Busk, Project Dance Company, Yeovil and touring

 

DANCE is one of the oldest forms of story-telling, right back there with the ancient bards of legend – a simple but meaningful way to communicate feelings, tell tales and make connections. It is inherently musical, inviting us to share in the experience.

Yeovil-born James Bamford, the inspirational young choreographer and director who founded his company Project Dance when he was only 14 (he is a mere 21 now!), has drawn on our instinctive response to music and the urge to dance together, to create an exciting, sad, thoughtful, provocative, engaging and joyous dance theatre work, BUSK.

The new full-length piece, with an original score by Charles Harrison, another Somerset artist, had its premiere at the Crescent Theatre in Birmingham, and came to the Westlands entertainment centre in Yeovil for two nights, before continuing the tour to Sevenoaks in Kent and ending at the Northcott Theatre in Exeter.
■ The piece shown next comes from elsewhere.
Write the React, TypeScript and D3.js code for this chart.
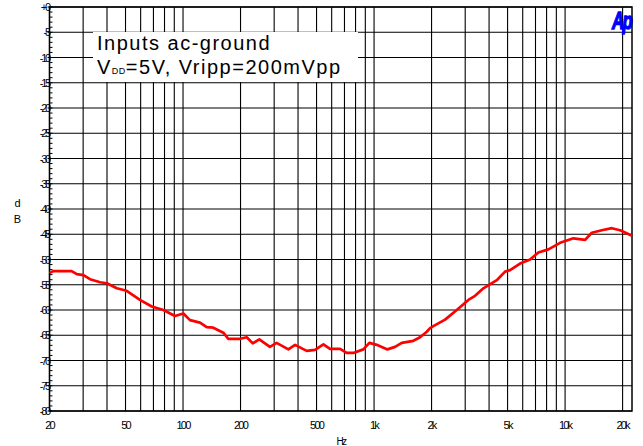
import React from "react";
import * as d3 from "d3";

const freqs = [20, 20.9, 26.1, 27.8, 30.1, 32.6, 36.8, 39.9, 45, 50.7, 59.5, 68.6, 78.9, 90.8, 100.4, 108.8, 122.7, 133, 144, 162.6, 172.6, 198.8, 215.6, 231.8, 250.8, 285, 309, 356, 386, 444, 491, 543, 588, 664, 719, 779, 879, 945, 1033, 1174, 1288, 1396, 1606, 1741, 1888, 1964, 2043, 2354, 2710, 3117, 3378, 3734, 4390, 4852, 5152, 5812, 6558, 7248, 8177, 9417, 11052, 12730, 13796, 15566, 17564, 19406, 22400];
const dbValues = [-52.7, -52.3, -52.3, -52.9, -53.1, -53.9, -54.5, -54.7, -55.7, -56.2, -58.0, -59.3, -60.0, -61.2, -60.7, -62.0, -62.5, -63.4, -63.5, -64.5, -65.7, -65.7, -65.4, -66.6, -65.8, -67.3, -66.5, -67.8, -66.9, -68.1, -67.9, -66.8, -67.7, -67.7, -68.5, -68.5, -67.8, -66.5, -66.9, -67.8, -67.3, -66.5, -66.1, -65.4, -64.3, -63.6, -63.2, -61.9, -60.0, -58.0, -57.2, -55.7, -54.1, -52.4, -52.1, -50.8, -50.0, -48.6, -48.0, -46.7, -45.8, -46.1, -44.7, -44.2, -43.8, -44.2, -45.3];

const xGridValues = [20, 30, 40, 50, 60, 70, 80, 90, 100, 200, 300, 400, 500, 600, 700, 800, 900, 1000, 2000, 3000, 4000, 5000, 6000, 7000, 8000, 9000, 10000, 20000];
const xTickValues = [20, 50, 100, 200, 500, 1000, 2000, 5000, 10000, 20000];
const xTickLabels = ["20", "50", "100", "200", "500", "1k", "2k", "5k", "10k", "20k"];
const yTickValues = [0, -5, -10, -15, -20, -25, -30, -35, -40, -45, -50, -55, -60, -65, -70, -75, -80];
const yTickLabels = ["+0", "-5", "-10", "-15", "-20", "-25", "-30", "-35", "-40", "-45", "-50", "-55", "-60", "-65", "-70", "-75", "-80"];
const yMinorValues = d3.range(0, -81, -1);

const legendLine1 = "Inputs ac-ground";
const legendV = "V";
const legendSub = "DD";
const legendRest = "=5V, Vripp=200mVpp";

export default function App() {
  const W = 643, H = 446;
  const left = 49.5, right = 632, top = 7, bottom = 411;
  const x = d3.scaleLog().domain([20, 22400]).range([left, right]);
  const y = d3.scaleLinear().domain([0, -80]).range([top, bottom]);
  const line = d3.line<number>().x((_, i) => x(freqs[i])).y((d) => y(d));
  const font = "'Liberation Sans', Arial, sans-serif";

  return (
    <svg width={W} height={H} style={{ position: "absolute", left: 0, top: 0, background: "#fff" }} fontFamily={font}>
      <rect x={0} y={0} width={W} height={H} fill="#fff" />
      {xGridValues.map((v) => (
        <line key={"gx" + v} x1={x(v)} x2={x(v)} y1={top} y2={bottom} stroke="#000" strokeWidth={1.1} />
      ))}
      {yTickValues.map((v) => (
        <line key={"gy" + v} x1={left} x2={right} y1={y(v)} y2={y(v)} stroke="#000" strokeWidth={1.1} />
      ))}
      {yMinorValues.map((v) => (
        <line key={"my" + v} x1={left} x2={left + 3} y1={y(v)} y2={y(v)} stroke="#000" strokeWidth={1} />
      ))}
      {yTickValues.map((v) => (
        <line key={"ty" + v} x1={left - 2} x2={left} y1={y(v)} y2={y(v)} stroke="#000" strokeWidth={1} />
      ))}
      <rect x={93} y={32} width={265} height={50} fill="#fff" />
      <text x={97} y={49.5} fontSize={20} letterSpacing={1.5} fill="#000">{legendLine1}</text>
      <text x={97} y={74} fontSize={20} letterSpacing={1.5} fill="#000">
        {legendV}
        <tspan fontSize={9} letterSpacing={0.5}>{legendSub}</tspan>
        <tspan>{legendRest}</tspan>
      </text>
      <rect x={left} y={top} width={right - left} height={bottom - top} fill="none" stroke="#000" strokeWidth={1.5} />
      <path d={line(dbValues) || ""} fill="none" stroke="#ff0000" strokeWidth={2.7} strokeLinejoin="round" />
      {yTickValues.map((v, i) => (
        <text key={"ly" + v} x={49} y={y(v) + 4} fontSize={11} textAnchor="end" letterSpacing={-2.2} fill="#000">
          {yTickLabels[i]}
        </text>
      ))}
      {xTickValues.map((v, i) => (
        <text key={"lx" + v} x={x(v)} y={429} fontSize={11} textAnchor="middle" letterSpacing={-1.8} fill="#000">
          {xTickLabels[i]}
        </text>
      ))}
      <text x={341} y={445} fontSize={10} textAnchor="middle" letterSpacing={-1.5} fill="#000">Hz</text>
      <text x={17.5} y={206.5} fontSize={11} textAnchor="middle" fill="#000">d</text>
      <text x={17.5} y={222.5} fontSize={11} textAnchor="middle" fill="#000">B</text>
      <g transform="translate(612,29) scale(0.8,1.1)">
        <text x={0} y={0} fontSize={21} fontWeight="bold" fontStyle="italic" letterSpacing={-2} fill="#0000ff" stroke="#0000ff" strokeWidth={1.2}>Ap</text>
      </g>
    </svg>
  );
}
The outlines of the story are simple – Hugo has a bar, Fox and The Fiddle, a fiddle he plays for dancing in the bar, a beloved daughter Isla, and an ex-wife Lauren, whom he still loves. Outside the bar, there is a busker, whose fiddle playing is so infectious and emotional that soon the whole bar is dancing to his Celtic-infused music.

Hugo, like a lot of people who work in bars, sometimes drinks too much and the alcohol exacerbates his fragile emotional state. He is both profoundly touched by the busker’s playing and drawn to his enigmatic presence. But he is also jealous and angry of the way the busker attracts people – including Lauren and Isla – and he smashes the busker’s fiddle.

Everyone is drawn into the story by the music. A pub singer (Frankie Griffin) provides a powerful commentary and gradually Lauren comes back to Hugo. The work ends with a wild and joyful dance involving the full 40-plus cast whirling and stomping.

The central characters are played by four brilliant young performers – Ricardo Ludgero Souza as the busker, Eddie Zickerman as Hugo, Alice Hatfield as Lauren and Poppy Potter as Isla. Musical theatre students Eddie and Poppy have both appeared with Project Dance in several previous summer shows; Alice is currently studying at London Studio Centre; Ludgero has professional experience including playing a Munchkin in Wicked 1 and 2.

The word charisma is too often bandied about, applied to anyone who has an appealing personality or colourful appearance – but in his young male leads, James Bamford has fpund two exciting, powerful, athletic and charismatic dancers, both able to communicate deep emotion without ever tipping over into caricature.

The female leads are similarly impressive – Poppy Potter’s Isla is a free young spirit, with feather-light movement; Alice Martin shows real empathy and maturity in her subtle portrait of a woman battling the complicated feelings of a mother and an ex-wife who still loves the man she left.

One of the most compelling things about BUSK is how damn good the story-telling is – James Bamford says in his writer’s note in the programme that “BUSK truly felt like a story that already existed” – it was his job to translate it into movement. And he has done that, powerfully.

It inevitably makes you think of Matthew Bourne, today’s greatest storyteller in dance, who says it his job to tell the audience a story that they can follow. He told a Guardian interviewer a few years: “You need to have a passion to tell that particular story.”

It is no idle compliment to link the names of Bamford and Bourne – and as a side-step, it is no great stretch to picture Bamford’s Hugo and Busker in Bourne’s famous Swan Lake.